* What to produce
Only the lines from the start of the data through the line containing "const tableInter = ['139h" should be written out, exactly as they are, with both ends included and the pictures left out.

--- Begin Supplied information ---

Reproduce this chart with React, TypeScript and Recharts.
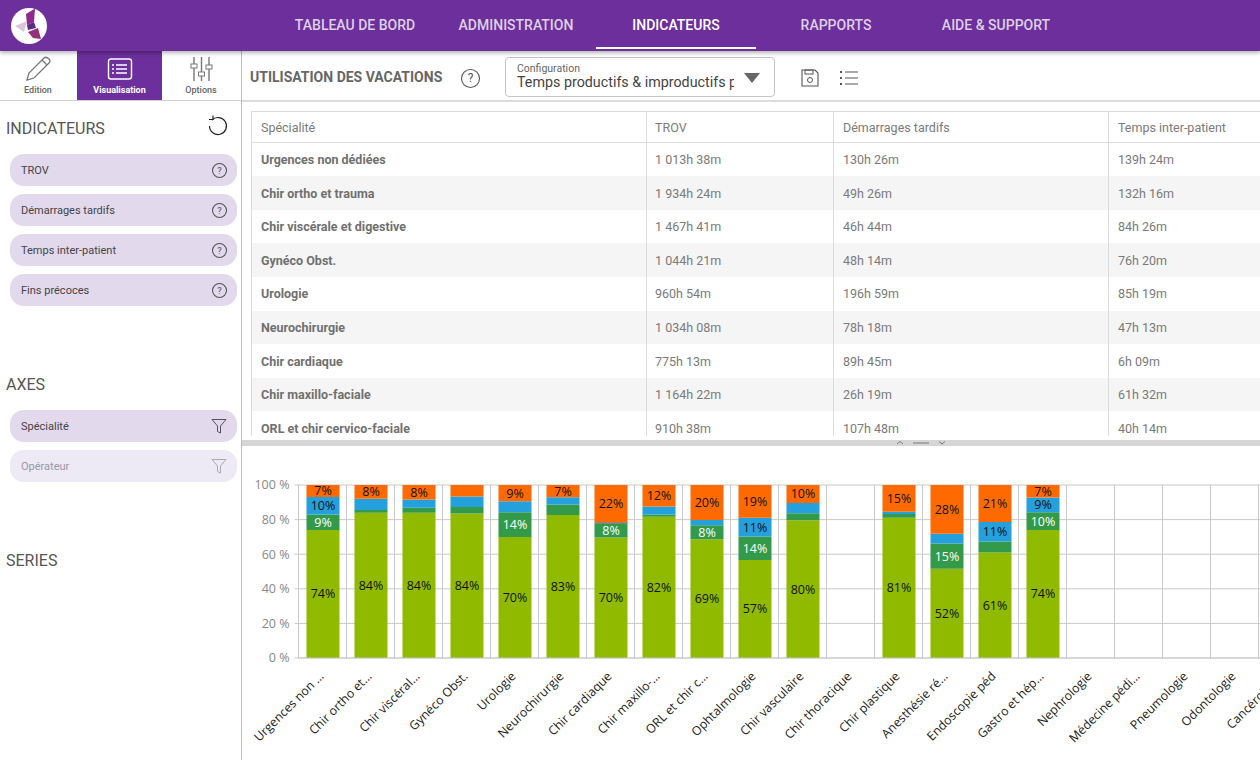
import { BarChart, Bar, XAxis, YAxis, CartesianGrid, LabelList } from 'recharts';

const navItems = ['TABLEAU DE BORD', 'ADMINISTRATION', 'INDICATEURS', 'RAPPORTS', 'AIDE & SUPPORT'];
const navCenters = [355, 516, 676, 836, 996];

const indicators = ['TROV', 'Démarrages tardifs', 'Temps inter-patient', 'Fins précoces'];

const tableHeaders = ['Spécialité', 'TROV', 'Démarrages tardifs', 'Temps inter-patient'];
const tableSpecialties = [
  'Urgences non dédiées',
  'Chir ortho et trauma',
  'Chir viscérale et digestive',
  'Gynéco Obst.',
  'Urologie',
  'Neurochirurgie',
  'Chir cardiaque',
  'Chir maxillo-faciale',
  'ORL et chir cervico-faciale',
];
const tableTrov = ['1 013h 38m', '1 934h 24m', '1 467h 41m', '1 044h 21m', '960h 54m', '1 034h 08m', '775h 13m', '1 164h 22m', '910h 38m'];
const tableLate = ['130h 26m', '49h 26m', '46h 44m', '48h 14m', '196h 59m', '78h 18m', '89h 45m', '26h 19m', '107h 48m'];
const tableInter = ['139h 24m', '132h 16m', '84h 26m', '76h 20m', '85h 19m', '47h 13m', '6h 09m', '61h 32m', '40h 14m'];

// le dernier libellé vide sert à prolonger la grille au-delà du bord de la fenêtre
const categories = [
  'Urgences non ...', 'Chir ortho et...', 'Chir viscéral...', 'Gynéco Obst.', 'Urologie',
  'Neurochirurgie', 'Chir cardiaque', 'Chir maxillo-...', 'ORL et chir c...', 'Ophtalmologie',
  'Chir vasculaire', 'Chir thoracique', 'Chir plastique', 'Anesthésie ré...', 'Endoscopie péd',
  'Gastro et hép...', 'Nephrologie', 'Médecine pédi...', 'Pneumologie', 'Odontologie',
  'Cancérologie', '',
];
const trov = [74, 84, 84, 83.5, 70, 82.6, 69.6, 81.6, 68.7, 56.6, 79.6, null, 81, 51.6, 61, 74];
const demarrages = [9, 1.5, 2.8, 3.8, 14.2, 6.1, 7.9, 1.4, 8, 13.6, 4, null, 2.3, 14.6, 6.4, 10.2];
const interPatient = [10, 6.5, 4.8, 6.1, 6.4, 4.2, 0.6, 4.6, 3, 10.9, 6, null, 1.3, 5.6, 11.2, 8.6];
const finsPrecoces = [7, 8, 8.4, 6.6, 9.4, 7.1, 21.9, 12.4, 20.3, 18.9, 10.4, null, 15.4, 28.2, 21.4, 7.2];
const yTicks = [0, 20, 40, 60, 80, 100];

const chartData = categories.map((name, i) => ({
  name,
  trov: trov[i] ?? null,
  demarrages: demarrages[i] ?? null,
  interPatient: interPatient[i] ?? null,
  finsPrecoces: finsPrecoces[i] ?? null,
}));

const FONT = 'Roboto, sans-serif';
const CHART_FONT = '"Open Sans", sans-serif';
const PURPLE = '#6c2f9c';

function formatLabel(value: any) {
  if (value == null || value < 7) return '';
  return `${Math.round(value)}%`;
}

function AngledTick({ x, y, payload }: any) {
  return (
    <text
      x={x + 2}
      y={y + 11}
      transform={`rotate(-45 ${x + 2} ${y + 11})`}
      textAnchor="end"
      fontSize={12.3}
      fontFamily={CHART_FONT}
      fill="#222"
    >
      {payload.value}
    </text>
  );
}

function Abs({ x, y, w, h, style, children }: any) {
  return (
    <div style={{ position: 'absolute', left: x, top: y, width: w, height: h, ...style }}>{children}</div>
  );
}

function Txt({ x, cy, size, color, weight, family, children, center }: any) {
  return (
    <div
      style={{
        position: 'absolute',
        left: x,
        top: cy - 12,
        height: 24,
        lineHeight: '24px',
        fontSize: size,
        color,
        fontWeight: weight ?? 400,
        fontFamily: family ?? FONT,
        whiteSpace: 'nowrap',
        transform: center ? 'translateX(-50%)' : undefined,
      }}
    >
      {children}
    </div>
  );
}

function Help({ x, y, r = 7.5, color = '#555' }: any) {
  return (
    <svg style={{ position: 'absolute', left: x - r - 1, top: y - r - 1 }} width={2 * r + 2} height={2 * r + 2}>
      <circle cx={r + 1} cy={r + 1} r={r - 0.5} fill="none" stroke={color} strokeWidth={1.1} />
      <text x={r + 1} y={r + 1 + r * 0.42} textAnchor="middle" fontSize={r * 1.25} fontFamily={FONT} fill={color}>
        ?
      </text>
    </svg>
  );
}

function Funnel({ x, y, color }: any) {
  return (
    <svg style={{ position: 'absolute', left: x - 8, top: y - 8 }} width={16} height={16}>
      <path d="M1 1.5 H15 L9.5 8 V15 L6.5 13.5 V8 Z" fill="none" stroke={color} strokeWidth={1} />
    </svg>
  );
}

function Pill({ y, label, light, icon }: any) {
  return (
    <Abs x={10} y={y} w={227} h={32} style={{ background: light ? '#eeeaf5' : '#e2d9ec', borderRadius: 14 }}>
      <Txt x={11} cy={17} size={11} color={light ? '#9b97a3' : '#444'}>
        {label}
      </Txt>
      {icon === 'funnel' ? (
        <Funnel x={208.5} y={16} color={light ? '#aaa' : '#555'} />
      ) : (
        <Help x={209} y={16} />
      )}
    </Abs>
  );
}

function Logo() {
  return (
    <svg style={{ position: 'absolute', left: 10, top: 7 }} width={38} height={38}>
      <circle cx={19} cy={19} r={18} fill="#fff" />
      <path d="M25 1.500 L16 7 L17 18 L24 15 Z" fill="#8e2a8e" />
      <path d="M17 18 L24 15 L26 21 L18 23 Z" fill="#5b2a86" />
      <path d="M18 25 L28 21 L31 32 L23 31 Z" fill="#94317f" />
      <path d="M5 19 L17 14 L14 25 Z" fill="#dcc4dc" />
    </svg>
  );
}

function Toolbar() {
  return (
    <>
      <Abs x={77} y={51} w={85} h={50} style={{ background: PURPLE }} />
      <svg style={{ position: 'absolute', left: 0, top: 51 }} width={241} height={34}>
        <path d="M27 29 L29 22 L44 7 Q46 5 49 8 Q51 10 49 12 L34 27 Z M42 9 L47 14" fill="none" stroke="#777" strokeWidth={1.3} />
        <rect x={108.5} y={8} width={23} height={20} rx={2.5} fill="none" stroke="#fff" strokeWidth={1.4} />
        <path d="M116 14 H127 M116 18 H127 M116 22 H127" stroke="#fff" strokeWidth={1.5} />
        <path d="M112 14 H114 M112 18 H114 M112 22 H114" stroke="#fff" strokeWidth={1.5} />
        <path d="M194 6 V30 M201.500 6 V30 M209 6 V30" stroke="#777" strokeWidth={1.4} />
        <rect x={191} y={13} width={6} height={4} fill="#fff" stroke="#777" />
        <rect x={198.5} y={21} width={6} height={4} fill="#fff" stroke="#777" />
        <rect x={206} y={14} width={6} height={4} fill="#fff" stroke="#777" />
      </svg>
      <Txt x={38} cy={90} size={9} color="#666" weight={500} center>
        Edition
      </Txt>
      <Txt x={119.500} cy={90} size={9} color="#fff" weight={700} center>
        Visualisation
      </Txt>
      <Txt x={201} cy={90} size={9} color="#666" weight={500} center>
        Options
      </Txt>
    </>
  );
}

function Sidebar() {
  return (
    <>
      <Txt x={6} cy={129} size={16} color="#555">
        INDICATEURS
      </Txt>
      <svg style={{ position: 'absolute', left: 206, top: 114 }} width={24} height={24}>
        <path d="M6 6 A8.500 8.500 0 1 1 3.500 12" fill="none" stroke="#222" strokeWidth={1.2} />
        <path d="M3 5.500 H7 V1.500" fill="none" stroke="#222" strokeWidth={1.2} />
      </svg>
      {indicators.map((label, i) => (
        <Pill key={label} y={154 + i * 40} label={label} />
      ))}
      <Txt x={6} cy={385} size={16} color="#555">
        AXES
      </Txt>
      <Pill y={410} label="Spécialité" icon="funnel" />
      <Pill y={450} label="Opérateur" icon="funnel" light />
      <Txt x={6} cy={561} size={16} color="#555">
        SERIES
      </Txt>
      <Abs x={241} y={51} w={1} h={709} style={{ background: '#bdbdbd' }} />
      <Abs x={0} y={100} w={241} h={1} style={{ background: '#d0d0d0' }} />
    </>
  );
}

function ConfigBar() {
  return (
    <>
      <Txt x={250} cy={77} size={14} color="#666" weight={700}>
        UTILISATION DES VACATIONS
      </Txt>
      <Help x={470} y={78} r={9.5} />
      <Abs x={505} y={57} w={270} h={40} style={{ border: '1px solid #c4c4c4', borderRadius: 4, boxSizing: 'border-box' }} />
      <Txt x={517} cy={69} size={10.5} color="#666">
        Configuration
      </Txt>
      <Abs x={517} y={70} w={217} h={24} style={{ overflow: 'hidden' }}>
        <Txt x={0} cy={11.5} size={14.3} color="#444">
          Temps productifs &amp; improductifs par spécialité
        </Txt>
      </Abs>
      <svg style={{ position: 'absolute', left: 740, top: 70 }} width={24} height={16}>
        <path d="M4 3 H20 L12 13 Z" fill="#666" />
      </svg>
      <svg style={{ position: 'absolute', left: 800, top: 68 }} width={60} height={20}>
        <path d="M2 2 H15 L18 5 V18 H2 Z" fill="none" stroke="#555" strokeWidth={1.1} />
        <rect x={5} y={2} width={8} height={4} fill="none" stroke="#555" />
        <circle cx={10} cy={12} r={2.5} fill="none" stroke="#555" />
        <path d="M45 4 H58 M45 10 H58 M45 16 H58" stroke="#555" strokeWidth={1.1} />
        <path d="M40 4 H42 M40 10 H42 M40 16 H42" stroke="#555" strokeWidth={2} />
      </svg>
      <Abs x={242} y={100} w={1018} h={2} style={{ background: '#dcdcdc' }} />
    </>
  );
}

function DataTable() {
  const columns = [tableSpecialties, tableTrov, tableLate, tableInter];
  const colX = [251, 646, 833, 1108];
  const textX = [261, 655, 843, 1118];
  return (
    <Abs x={0} y={0} w={1260} h={436} style={{ overflow: 'hidden' }}>
      <Abs x={251} y={111} w={1009} h={1} style={{ background: '#dcdcdc' }} />
      <Abs x={251} y={142} w={1009} h={1} style={{ background: '#dcdcdc' }} />
      {tableSpecialties.map((_, row) =>
        row % 2 === 1 ? <Abs key={row} x={252} y={142.5 + row * 33.6} w={1008} h={33.6} style={{ background: '#f5f5f5' }} /> : null,
      )}
      {colX.map((x) => (
        <Abs key={x} x={x} y={111} w={1} h={325} style={{ background: '#dcdcdc' }} />
      ))}
      {tableHeaders.map((label, c) => (
        <Txt key={label} x={textX[c]} cy={127.5} size={12.5} color="#7a7a7a">
          {label}
        </Txt>
      ))}
      {columns.map((col, c) =>
        col.map((value, row) => (
          <Txt key={`${c}-${row}`} x={textX[c]} cy={160 + row * 33.6} size={12.5} color={c === 0 ? '#707070' : '#7a7a7a'} weight={c === 0 ? 700 : 400}>
            {value}
          </Txt>
        )),
      )}
    </Abs>
  );
}

function Splitter() {
  return (
    <>
      <Abs x={242} y={440} w={1018} h={6} style={{ background: '#d6d6d6' }} />
      <svg style={{ position: 'absolute', left: 890, top: 439 }} width={60} height={8}>
        <path d="M7 5 L10 2.500 L13 5 M49 2.500 L52 5 L55 2.500" fill="none" stroke="#777" />
        <path d="M23 4 H39" stroke="#777" />
      </svg>
    </>
  );
}

function StackedChart() {
  return (
    <Abs x={242} y={470} w={1018} h={290} style={{ overflow: 'hidden' }}>
      <BarChart
        width={1112.5}
        height={290}
        data={chartData}
        margin={{ top: 15, right: 0, left: 0, bottom: 0 }}
        barCategoryGap={0}
      >
        <CartesianGrid
          stroke="#c9c9c9"
          verticalCoordinatesGenerator={({ offset }: any) =>
            categories.map((_, i) => offset.left + (i * offset.width) / categories.length)
          }
        />
        <XAxis
          dataKey="name"
          interval={0}
          height={102}
          stroke="#c9c9c9"
          tickLine={false}
          tick={<AngledTick />}
        />
        <YAxis
          width={56.5}
          domain={[0, 100]}
          ticks={yTicks}
          allowDataOverflow
          tickFormatter={(v) => `${v} %`}
          tick={{ fontSize: 12.5, fill: '#888', fontFamily: CHART_FONT }}
          tickSize={4}
          tickMargin={5}
          stroke="#c9c9c9"
        />
        <Bar dataKey="trov" stackId="a" fill="#8fba00" barSize={33} isAnimationActive={false}>
          <LabelList dataKey="trov" position="center" formatter={formatLabel} fill="#111" fontSize={12.5} fontFamily={CHART_FONT} />
        </Bar>
        <Bar dataKey="demarrages" stackId="a" fill="#339a4a" barSize={33} isAnimationActive={false}>
          <LabelList dataKey="demarrages" position="center" formatter={formatLabel} fill="#fff" fontSize={12.5} fontFamily={CHART_FONT} />
        </Bar>
        <Bar dataKey="interPatient" stackId="a" fill="#24a0dc" barSize={33} isAnimationActive={false}>
          <LabelList dataKey="interPatient" position="center" formatter={formatLabel} fill="#111" fontSize={12.5} fontFamily={CHART_FONT} />
        </Bar>
        <Bar dataKey="finsPrecoces" stackId="a" fill="#ff6a00" barSize={33} isAnimationActive={false}>
          <LabelList dataKey="finsPrecoces" position="center" formatter={formatLabel} fill="#111" fontSize={12.5} fontFamily={CHART_FONT} />
        </Bar>
      </BarChart>
    </Abs>
  );
}

export default function App() {
  return (
    <div style={{ position: 'fixed', left: 0, top: 0, width: 1260, height: 760, overflow: 'hidden', background: '#fff', fontFamily: FONT }}>
      <Abs x={0} y={0} w={1260} h={51} style={{ background: PURPLE, boxShadow: '0 2px 4px rgba(0,0,0,0.3)', zIndex: 2 }}>
        <Logo />
        {navItems.map((label, i) => (
          <Txt key={label} x={navCenters[i]} cy={25} size={14} weight={500} color={i === 2 ? '#fff' : 'rgba(255,255,255,0.78)'} center>
            {label}
          </Txt>
        ))}
        <Abs x={596} y={47} w={160} h={2} style={{ background: '#fff' }} />
      </Abs>
      <Toolbar />
      <Sidebar />
      <ConfigBar />
      <DataTable />
      <Splitter />
      <StackedChart />
    </div>
  );
}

--- End Supplied information ---

* Response
Reproduce this chart with React, TypeScript and Recharts.
import { BarChart, Bar, XAxis, YAxis, CartesianGrid, LabelList } from 'recharts';

const navItems = ['TABLEAU DE BORD', 'ADMINISTRATION', 'INDICATEURS', 'RAPPORTS', 'AIDE & SUPPORT'];
const navCenters = [355, 516, 676, 836, 996];

const indicators = ['TROV', 'Démarrages tardifs', 'Temps inter-patient', 'Fins précoces'];

const tableHeaders = ['Spécialité', 'TROV', 'Démarrages tardifs', 'Temps inter-patient'];
const tableSpecialties = [
  'Urgences non dédiées',
  'Chir ortho et trauma',
  'Chir viscérale et digestive',
  'Gynéco Obst.',
  'Urologie',
  'Neurochirurgie',
  'Chir cardiaque',
  'Chir maxillo-faciale',
  'ORL et chir cervico-faciale',
];
const tableTrov = ['1 013h 38m', '1 934h 24m', '1 467h 41m', '1 044h 21m', '960h 54m', '1 034h 08m', '775h 13m', '1 164h 22m', '910h 38m'];
const tableLate = ['130h 26m', '49h 26m', '46h 44m', '48h 14m', '196h 59m', '78h 18m', '89h 45m', '26h 19m', '107h 48m'];
const tableInter = ['139h 24m', '132h 16m', '84h 26m', '76h 20m', '85h 19m', '47h 13m', '6h 09m', '61h 32m', '40h 14m'];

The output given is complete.